Park #4: San Antonio Missions National Historical Park

An afterthought – sometimes it can be an insignificant event, or it can be the unexpected icing on the cake.

I had not considered going to the San Antonio Missions park ahead of time. It was another trek from Austin, and I hadn’t realized it was close enough for a half-day trip until the day was upon me. The last day of my business trip ended early, mid-day, and I found myself on the road to San Antonio. Missions interest me. Perhaps not in a good way. They make me angry. Their point, at least partially, was to decimate the Native American populations where they set up shop.

I’d done a bit of mission-visiting when my son Scott and I drove the California coast from San Diego to San Francisco in 2007, with our overnight stop in San Luis Obispo. The building housing the San Luis Obispo mission was now a church, with a museum and gift shop attached. The Indian artwork gave way to Spanish influences, lacy shawls, and ultimately to religious works. The verse on the plaques showed no remorse at conquering the Indians to submission, proclaiming surprise at discovering the Native Americans possessed moderate intellectual capacity.
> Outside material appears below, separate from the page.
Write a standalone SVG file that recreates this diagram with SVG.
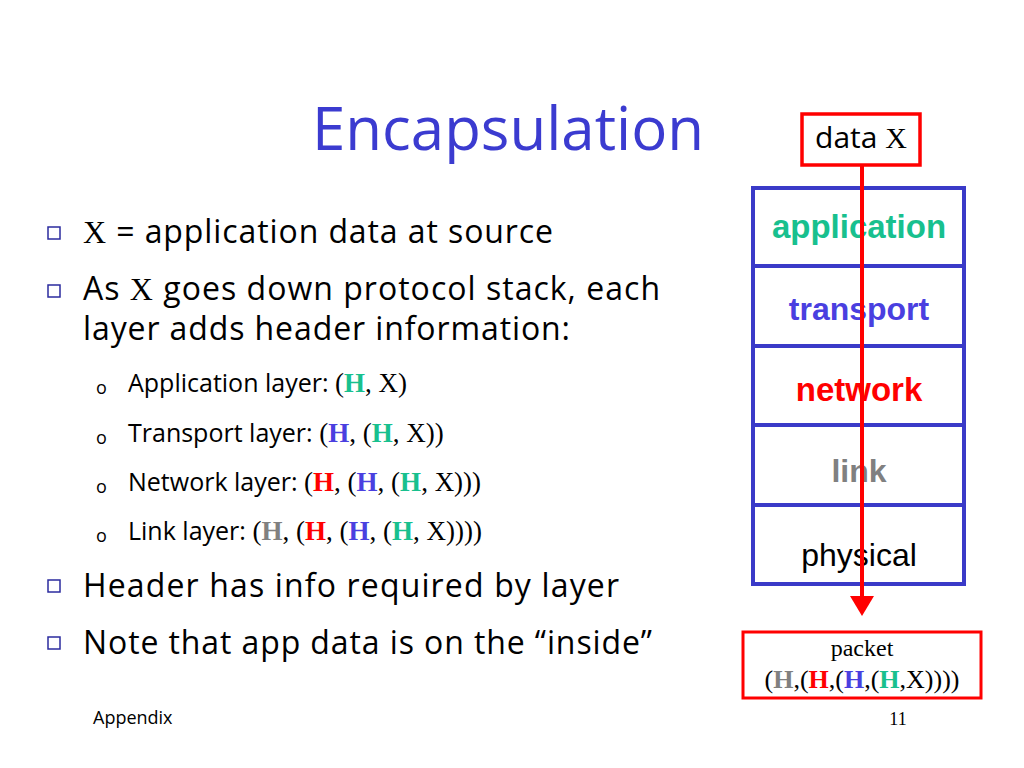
<svg xmlns="http://www.w3.org/2000/svg" width="1024" height="768" viewBox="0 0 1024 768">
<style>
.c{font-family:"Open Sans","DejaVu Sans",sans-serif;fill:#000}
.t{font-family:"Liberation Serif",serif}
.b{font-family:"Liberation Sans",Arial,sans-serif;font-weight:bold}
.g{fill:#18C08E}.u{fill:#4A3FE0}.r{fill:#FF0000}.y{fill:#808080}
.bul{fill:none;stroke:#2B2B9F;stroke-width:1.5}
</style>
<defs><marker id="ah" markerWidth="5" markerHeight="6" refX="4" refY="3" orient="auto" markerUnits="strokeWidth"><path d="M0,0L5,3L0,6z" fill="#FF0000"/></marker></defs>
<rect width="1024" height="768" fill="#fff"/>
<text x="508" y="150" text-anchor="middle" class="c" style="fill:#3B3BD0;font-size:60px" textLength="392">Encapsulation</text>
<g id="bullets">
<rect class="bul" x="48" y="227" width="12" height="12"/>
<rect class="bul" x="48" y="285" width="12" height="12"/>
<rect class="bul" x="48" y="580" width="12" height="12"/>
<rect class="bul" x="48" y="637" width="12" height="12"/>
<g class="c" style="font-size:32px">
<text x="83" y="243" textLength="470"><tspan class="t">X</tspan> = application data at source</text>
<text x="83" y="300" textLength="577">As <tspan class="t">X</tspan> goes down protocol stack, each</text>
<text x="83" y="340" textLength="487">layer adds header information:</text>
<text x="83" y="597" textLength="536">Header has info required by layer</text>
<text x="83" y="654" textLength="569">Note that app data is on the “inside”</text>
</g>
<g class="c" style="font-size:25px">
<text x="96" y="394" style="font-size:18px">o</text>
<text x="96" y="444" style="font-size:18px">o</text>
<text x="96" y="493" style="font-size:18px">o</text>
<text x="96" y="542" style="font-size:18px">o</text>
<text x="128" y="392">Application layer: <tspan class="t" font-size="27">(<tspan class="g" font-weight="bold">H</tspan>, X)</tspan></text>
<text x="128" y="442">Transport layer: <tspan class="t" font-size="27">(<tspan class="u" font-weight="bold">H</tspan>, (<tspan class="g" font-weight="bold">H</tspan>, X))</tspan></text>
<text x="128" y="491">Network layer: <tspan class="t" font-size="27">(<tspan class="r" font-weight="bold">H</tspan>, (<tspan class="u" font-weight="bold">H</tspan>, (<tspan class="g" font-weight="bold">H</tspan>, X)))</tspan></text>
<text x="128" y="540">Link layer: <tspan class="t" font-size="27">(<tspan class="y" font-weight="bold">H</tspan>, (<tspan class="r" font-weight="bold">H</tspan>, (<tspan class="u" font-weight="bold">H</tspan>, (<tspan class="g" font-weight="bold">H</tspan>, X))))</tspan></text>
</g>
</g>
<g id="stack" fill="none" stroke="#3A3AC8" stroke-width="4">
<rect x="753" y="188" width="211" height="396"/>
<line x1="753" y1="266" x2="964" y2="266"/>
<line x1="753" y1="346" x2="964" y2="346"/>
<line x1="753" y1="425" x2="964" y2="425"/>
<line x1="753" y1="505" x2="964" y2="505"/>
</g>
<g id="labels" text-anchor="middle">
<text x="859" y="238" class="b g" font-size="33">application</text>
<text x="859" y="320" class="b u" font-size="32">transport</text>
<text x="859" y="401" class="b r" font-size="33">network</text>
<text x="859" y="482" class="b y" font-size="32">link</text>
<text x="859" y="566" font-family="Liberation Sans,Arial,sans-serif" font-size="32">physical</text>
</g>
<g id="data"><rect x="802" y="114" width="118" height="51" fill="#fff" stroke="#FF0000" stroke-width="3.5"/>
<text x="861" y="148" text-anchor="middle" class="c" font-size="30">data <tspan class="t">X</tspan></text></g>
<g id="connectors"><line x1="862" y1="166" x2="862" y2="612" stroke="#FF0000" stroke-width="4" marker-end="url(#ah)"/></g>
<g id="packet"><rect x="743" y="632" width="238" height="66" fill="#fff" stroke="#FF0000" stroke-width="3"/>
<text x="862" y="656" text-anchor="middle" class="t" font-size="24">packet</text>
<text x="862" y="688" text-anchor="middle" class="t" font-size="26">(<tspan class="y" font-weight="bold">H</tspan>,(<tspan class="r" font-weight="bold">H</tspan>,(<tspan class="u" font-weight="bold">H</tspan>,(<tspan class="g" font-weight="bold">H</tspan>,X))))</text></g>
<text x="93" y="724" class="c" font-size="18">Appendix</text>
<text x="898" y="725" text-anchor="middle" class="t" font-size="18">11</text>
</svg>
I encountered the mission issue again in my Artist-in-Residence project at Joshua Tree National Park. The book As the Padres Saw Them: California Indian Life and Customs as Reported by the Franciscan Missionaries 1813-1815 depicted the Native Americans as portrayed at San Luis Obispo: of minimal intelligence.

Hence I approached the San Antonio Missions park with skepticism.

I fell in love with it immediately. The visitor center film, Gente de Razón, told from the perspective of the Native Americans, who had lost their voice, their identity, their peoples, kept me clenching my hands and my jaw. It was personal, and it was tragic.

Distracted, I wandered through the gate into Mission San José. I found myself at the opposite end of a large courtyard from the church. It was, in fact, a small village, isolated from the rest of the world.
I had not expected it to be so very beautiful. The restored stone ruins rose around the landscaped courtyard filled with one-off flora from my Joshua Tree tenure: yuccas, cacti. I roamed past the living flats, in and out of the castle-like construct of the archways adjacent to the church, with the sun on my face and the wind in my hair. Closer and closer I crept to the church, and once there, I spent barely a minute inside. It was too disturbing, conceptually, and I needed the tranquility of the outdoors. But as I exited the building and turned the corner, I noticed something odd about the façade: it was not fully stone. Broken portions of faded colorful tiles remained on one exterior wall, blue, pink, white.

Time was elusive here, and I flitted back and forth between anger at the oppression of the conquered people, and admiration for the beauty of the structure and the grounds.